## Goal of the exercise
Omit all images, then repeat exactly the lines below from the one containing "What Apache ECharts" through the one containing "const xTitle = 'Categoría diamétrica (cm)';", both ends included.

## Exercise data
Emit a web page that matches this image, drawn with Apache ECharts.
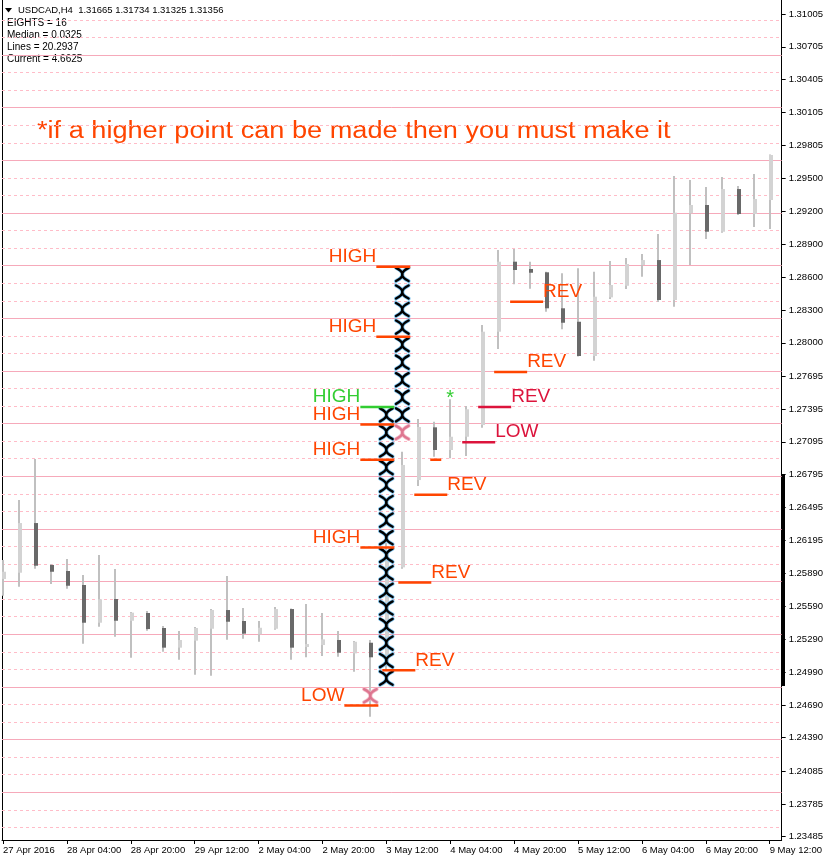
...
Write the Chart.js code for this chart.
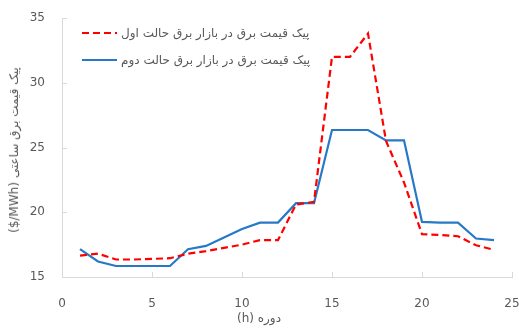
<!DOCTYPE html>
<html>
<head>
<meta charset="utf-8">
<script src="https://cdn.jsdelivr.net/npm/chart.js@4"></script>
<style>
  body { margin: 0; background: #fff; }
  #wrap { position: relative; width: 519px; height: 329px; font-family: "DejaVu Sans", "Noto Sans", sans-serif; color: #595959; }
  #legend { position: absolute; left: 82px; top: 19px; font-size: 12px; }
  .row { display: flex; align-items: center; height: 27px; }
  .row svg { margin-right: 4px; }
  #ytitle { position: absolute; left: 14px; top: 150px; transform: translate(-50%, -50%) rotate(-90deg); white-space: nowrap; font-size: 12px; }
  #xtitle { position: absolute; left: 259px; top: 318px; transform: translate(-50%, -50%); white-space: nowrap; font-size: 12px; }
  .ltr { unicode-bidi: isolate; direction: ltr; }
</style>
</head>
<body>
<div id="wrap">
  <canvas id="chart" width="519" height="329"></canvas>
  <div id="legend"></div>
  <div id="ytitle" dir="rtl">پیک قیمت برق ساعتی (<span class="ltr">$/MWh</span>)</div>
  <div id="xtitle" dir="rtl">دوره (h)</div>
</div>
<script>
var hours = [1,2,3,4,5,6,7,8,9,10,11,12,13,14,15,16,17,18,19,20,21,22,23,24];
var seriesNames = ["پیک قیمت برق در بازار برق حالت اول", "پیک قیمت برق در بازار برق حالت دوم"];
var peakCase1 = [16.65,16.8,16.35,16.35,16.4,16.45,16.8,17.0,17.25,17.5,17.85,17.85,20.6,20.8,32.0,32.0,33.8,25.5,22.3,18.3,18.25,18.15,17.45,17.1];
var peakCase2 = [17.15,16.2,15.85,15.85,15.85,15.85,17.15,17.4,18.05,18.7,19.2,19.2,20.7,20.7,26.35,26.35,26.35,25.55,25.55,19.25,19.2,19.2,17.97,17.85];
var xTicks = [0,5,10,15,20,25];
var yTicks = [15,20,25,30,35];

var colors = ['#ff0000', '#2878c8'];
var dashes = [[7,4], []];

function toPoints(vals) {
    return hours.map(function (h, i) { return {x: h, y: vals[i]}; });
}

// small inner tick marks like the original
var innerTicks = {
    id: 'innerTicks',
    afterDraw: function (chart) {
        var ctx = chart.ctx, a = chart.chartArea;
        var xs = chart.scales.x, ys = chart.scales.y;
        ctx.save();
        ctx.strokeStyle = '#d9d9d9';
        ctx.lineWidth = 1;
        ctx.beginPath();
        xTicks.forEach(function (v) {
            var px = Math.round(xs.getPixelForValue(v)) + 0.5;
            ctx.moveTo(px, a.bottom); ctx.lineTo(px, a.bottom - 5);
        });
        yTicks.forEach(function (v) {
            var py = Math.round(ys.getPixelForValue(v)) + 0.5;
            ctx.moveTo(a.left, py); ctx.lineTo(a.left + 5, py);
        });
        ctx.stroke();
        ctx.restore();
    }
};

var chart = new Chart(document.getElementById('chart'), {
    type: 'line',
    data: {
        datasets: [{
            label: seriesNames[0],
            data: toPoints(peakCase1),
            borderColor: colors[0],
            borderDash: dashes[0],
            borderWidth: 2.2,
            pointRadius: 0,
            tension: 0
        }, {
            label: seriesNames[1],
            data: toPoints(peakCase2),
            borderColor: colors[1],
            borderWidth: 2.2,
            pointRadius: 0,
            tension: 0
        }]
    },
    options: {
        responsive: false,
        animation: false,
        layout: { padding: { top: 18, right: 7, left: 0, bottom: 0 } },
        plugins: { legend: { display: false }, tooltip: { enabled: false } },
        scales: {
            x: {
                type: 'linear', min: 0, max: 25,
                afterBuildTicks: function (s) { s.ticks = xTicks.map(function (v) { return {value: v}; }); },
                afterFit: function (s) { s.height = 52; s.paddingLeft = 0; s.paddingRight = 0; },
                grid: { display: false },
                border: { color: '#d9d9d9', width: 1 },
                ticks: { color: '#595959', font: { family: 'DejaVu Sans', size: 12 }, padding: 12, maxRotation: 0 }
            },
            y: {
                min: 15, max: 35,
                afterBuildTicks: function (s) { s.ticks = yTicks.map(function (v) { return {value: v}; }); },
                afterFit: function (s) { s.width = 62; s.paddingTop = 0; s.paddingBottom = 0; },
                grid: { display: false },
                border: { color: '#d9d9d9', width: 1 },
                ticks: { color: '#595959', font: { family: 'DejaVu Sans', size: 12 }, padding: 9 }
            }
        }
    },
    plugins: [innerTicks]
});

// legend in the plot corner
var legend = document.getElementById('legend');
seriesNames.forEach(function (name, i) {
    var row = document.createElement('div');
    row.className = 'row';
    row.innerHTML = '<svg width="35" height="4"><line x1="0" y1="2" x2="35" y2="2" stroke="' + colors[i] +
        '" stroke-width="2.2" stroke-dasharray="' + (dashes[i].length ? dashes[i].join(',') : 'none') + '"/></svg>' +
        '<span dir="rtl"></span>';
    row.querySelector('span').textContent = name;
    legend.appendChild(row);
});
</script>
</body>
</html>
* * *
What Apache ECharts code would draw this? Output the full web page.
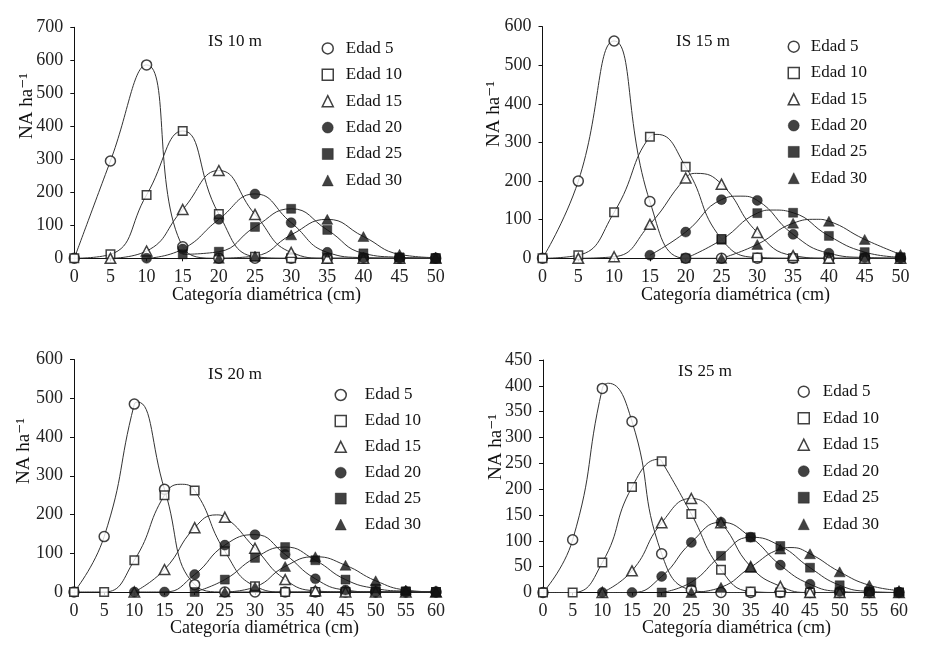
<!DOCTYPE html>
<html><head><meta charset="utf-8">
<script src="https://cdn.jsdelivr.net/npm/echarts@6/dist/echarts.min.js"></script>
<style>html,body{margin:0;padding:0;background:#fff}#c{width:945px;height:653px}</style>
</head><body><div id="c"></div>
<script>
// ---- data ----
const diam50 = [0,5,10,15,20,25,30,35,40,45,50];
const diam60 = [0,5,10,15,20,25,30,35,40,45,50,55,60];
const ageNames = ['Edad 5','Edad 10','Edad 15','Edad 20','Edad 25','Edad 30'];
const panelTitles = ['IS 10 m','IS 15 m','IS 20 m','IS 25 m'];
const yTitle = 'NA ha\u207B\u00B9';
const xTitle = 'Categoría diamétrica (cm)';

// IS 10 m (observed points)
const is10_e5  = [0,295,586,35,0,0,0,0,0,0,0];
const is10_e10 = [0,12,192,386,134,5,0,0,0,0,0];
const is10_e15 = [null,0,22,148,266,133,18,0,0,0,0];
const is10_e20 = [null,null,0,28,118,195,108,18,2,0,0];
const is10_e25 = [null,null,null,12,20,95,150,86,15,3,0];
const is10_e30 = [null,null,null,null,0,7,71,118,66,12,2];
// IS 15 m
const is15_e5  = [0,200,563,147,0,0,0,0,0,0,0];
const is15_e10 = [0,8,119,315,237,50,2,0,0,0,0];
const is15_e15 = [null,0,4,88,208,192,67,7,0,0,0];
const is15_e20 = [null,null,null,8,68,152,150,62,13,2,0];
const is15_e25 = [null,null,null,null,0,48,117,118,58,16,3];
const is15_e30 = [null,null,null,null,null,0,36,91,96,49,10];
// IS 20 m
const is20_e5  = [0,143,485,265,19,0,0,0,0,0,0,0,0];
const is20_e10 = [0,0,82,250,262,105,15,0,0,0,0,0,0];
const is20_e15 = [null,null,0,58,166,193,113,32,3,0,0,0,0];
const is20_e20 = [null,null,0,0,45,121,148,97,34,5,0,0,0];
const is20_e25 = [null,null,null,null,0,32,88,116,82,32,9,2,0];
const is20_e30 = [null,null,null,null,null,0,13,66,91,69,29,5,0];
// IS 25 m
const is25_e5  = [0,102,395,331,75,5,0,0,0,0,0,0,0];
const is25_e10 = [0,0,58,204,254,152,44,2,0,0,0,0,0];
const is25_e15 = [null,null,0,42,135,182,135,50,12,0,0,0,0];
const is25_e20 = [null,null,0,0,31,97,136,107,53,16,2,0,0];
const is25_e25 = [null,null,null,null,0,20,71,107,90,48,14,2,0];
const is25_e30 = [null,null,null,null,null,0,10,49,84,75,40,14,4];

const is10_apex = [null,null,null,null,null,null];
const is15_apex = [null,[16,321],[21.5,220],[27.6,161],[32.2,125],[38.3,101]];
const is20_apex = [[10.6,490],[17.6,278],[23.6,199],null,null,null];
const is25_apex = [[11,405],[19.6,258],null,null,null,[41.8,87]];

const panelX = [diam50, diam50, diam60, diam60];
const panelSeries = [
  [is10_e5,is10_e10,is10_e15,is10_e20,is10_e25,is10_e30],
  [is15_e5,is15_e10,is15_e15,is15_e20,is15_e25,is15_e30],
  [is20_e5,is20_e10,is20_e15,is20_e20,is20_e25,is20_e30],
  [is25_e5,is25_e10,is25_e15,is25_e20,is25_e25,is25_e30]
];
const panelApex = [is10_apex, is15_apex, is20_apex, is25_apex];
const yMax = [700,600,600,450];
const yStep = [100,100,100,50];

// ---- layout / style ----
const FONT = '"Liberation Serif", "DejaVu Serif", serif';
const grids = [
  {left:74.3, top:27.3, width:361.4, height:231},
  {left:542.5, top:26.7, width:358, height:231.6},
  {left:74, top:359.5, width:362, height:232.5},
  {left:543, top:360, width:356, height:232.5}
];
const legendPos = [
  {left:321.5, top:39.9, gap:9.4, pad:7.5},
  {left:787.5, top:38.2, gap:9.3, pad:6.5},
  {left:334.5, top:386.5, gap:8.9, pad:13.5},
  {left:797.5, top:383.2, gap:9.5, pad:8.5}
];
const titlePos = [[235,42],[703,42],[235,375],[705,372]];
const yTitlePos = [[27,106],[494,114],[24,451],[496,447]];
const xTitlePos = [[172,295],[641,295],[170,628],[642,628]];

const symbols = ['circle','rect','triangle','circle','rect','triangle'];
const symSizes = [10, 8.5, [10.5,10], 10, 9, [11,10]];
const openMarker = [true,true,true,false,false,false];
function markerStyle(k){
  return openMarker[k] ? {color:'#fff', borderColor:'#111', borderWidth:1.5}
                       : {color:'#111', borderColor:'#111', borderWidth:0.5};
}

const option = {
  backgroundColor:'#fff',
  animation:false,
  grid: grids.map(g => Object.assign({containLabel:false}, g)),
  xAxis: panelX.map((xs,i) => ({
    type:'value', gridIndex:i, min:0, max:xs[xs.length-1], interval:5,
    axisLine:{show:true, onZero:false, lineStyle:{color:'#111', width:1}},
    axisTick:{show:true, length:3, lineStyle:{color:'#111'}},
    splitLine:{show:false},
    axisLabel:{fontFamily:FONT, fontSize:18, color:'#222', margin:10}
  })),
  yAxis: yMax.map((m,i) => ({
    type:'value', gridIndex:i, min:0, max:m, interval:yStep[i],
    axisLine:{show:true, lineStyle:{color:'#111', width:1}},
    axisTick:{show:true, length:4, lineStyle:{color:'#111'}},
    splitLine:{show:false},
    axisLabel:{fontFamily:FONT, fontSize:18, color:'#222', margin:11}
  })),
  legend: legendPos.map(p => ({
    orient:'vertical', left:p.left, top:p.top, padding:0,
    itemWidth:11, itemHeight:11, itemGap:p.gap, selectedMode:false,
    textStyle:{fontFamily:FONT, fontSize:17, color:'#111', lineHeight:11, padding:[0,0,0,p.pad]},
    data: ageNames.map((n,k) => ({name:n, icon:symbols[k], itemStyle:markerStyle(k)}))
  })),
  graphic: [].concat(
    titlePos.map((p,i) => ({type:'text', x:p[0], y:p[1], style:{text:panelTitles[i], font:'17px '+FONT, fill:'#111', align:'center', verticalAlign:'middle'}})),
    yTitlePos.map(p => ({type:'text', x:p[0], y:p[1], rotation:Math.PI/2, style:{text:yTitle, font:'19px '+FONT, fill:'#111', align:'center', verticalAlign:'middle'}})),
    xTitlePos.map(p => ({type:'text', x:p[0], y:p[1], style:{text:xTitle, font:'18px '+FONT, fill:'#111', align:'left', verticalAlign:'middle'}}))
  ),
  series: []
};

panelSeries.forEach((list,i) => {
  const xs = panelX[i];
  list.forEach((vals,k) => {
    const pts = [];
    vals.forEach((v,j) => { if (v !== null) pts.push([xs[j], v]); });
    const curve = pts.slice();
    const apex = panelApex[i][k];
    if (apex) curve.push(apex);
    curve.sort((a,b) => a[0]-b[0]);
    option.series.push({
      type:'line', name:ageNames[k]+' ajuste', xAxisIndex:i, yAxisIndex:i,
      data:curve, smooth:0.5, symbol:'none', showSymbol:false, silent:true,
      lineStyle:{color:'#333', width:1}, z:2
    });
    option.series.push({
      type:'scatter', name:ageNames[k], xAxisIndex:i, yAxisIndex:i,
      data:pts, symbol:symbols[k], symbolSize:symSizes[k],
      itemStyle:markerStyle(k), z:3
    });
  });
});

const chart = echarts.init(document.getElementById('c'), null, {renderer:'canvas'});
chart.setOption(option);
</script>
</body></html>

## Answer
What Apache ECharts code would draw this? Output the full web page.
<!DOCTYPE html>
<html><head><meta charset="utf-8">
<script src="https://cdn.jsdelivr.net/npm/echarts@6/dist/echarts.min.js"></script>
<style>html,body{margin:0;padding:0;background:#fff}#c{width:945px;height:653px}</style>
</head><body><div id="c"></div>
<script>
// ---- data ----
const diam50 = [0,5,10,15,20,25,30,35,40,45,50];
const diam60 = [0,5,10,15,20,25,30,35,40,45,50,55,60];
const ageNames = ['Edad 5','Edad 10','Edad 15','Edad 20','Edad 25','Edad 30'];
const panelTitles = ['IS 10 m','IS 15 m','IS 20 m','IS 25 m'];
const yTitle = 'NA ha\u207B\u00B9';
const xTitle = 'Categoría diamétrica (cm)';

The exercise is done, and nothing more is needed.